A member of the Renaissance party, Attal rapidly rose up the political ranks following his election to the National Assembly in June 2017; became the Junior Minister to the Minister of National Education and Youth in 2018; the Spokesperson of the Government in 2020; the Minister of Public Action and Accounts in 2022; and the Minister of National Education and Youth in 2023.
But can the youngest and first openly gay French PM revive Macron's popularity? In fact, legacy is reductive. People tend to be remembered for just one thing. Getting in front of that message is the business of legacy.
Bread and Circuses
In a political context it means appeasement. A means to generate public approval not by excellence in public service or public policy but by diversion, distraction, and perversion.
It was the Roman poet, Juvenal, who coined the phrase in Satire X when addressing patrician neglect of civic duty. Preceding the fall of Rome, Juvenal observes that plebeians has grown indifferent to its historical birthright of political involvement.
He refers to the Annona (grain dole) which began under the instigation of the aristocratic politician in 123 BC; a subsidy that enabled the poor to attend costly circus games and gladiator events and other forms of amusement which appeased the plebeians, and, in due course, the patrician's political nature.

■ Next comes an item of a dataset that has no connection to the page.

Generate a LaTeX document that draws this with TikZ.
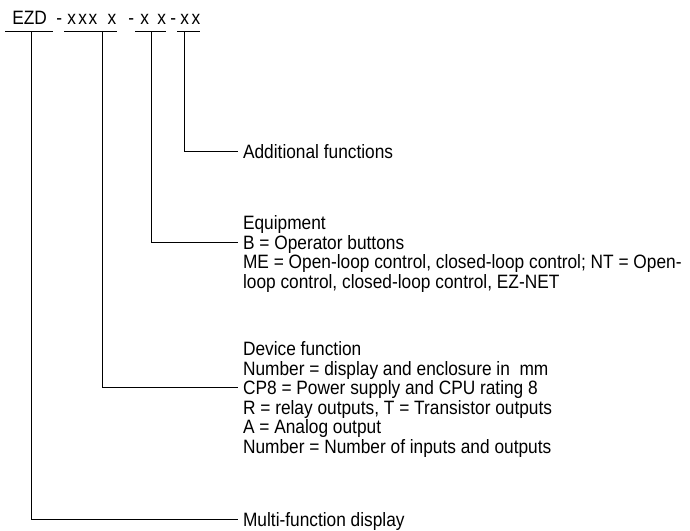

Martin Luther King warned of indifference and referenced Juvenal in his iconic “I Have a Dream” speech at the historic March on Washington for Jobs and Freedom in 1963. And because the U.S. is experiencing it's lowest unemployment run in 25 years, we pass it on to the forced and often unpaid laborers of North Korea; the pensioners of the French Republic; and their 2.3 million unemployed whose path to self-reliance, liberty and equality created the modern welfare state.
Already long ago, from when we sold our vote to no man, the People who once handed out military command, high civil office and legions have abdicated their duties. Give them bread and circuses and they will never revolt.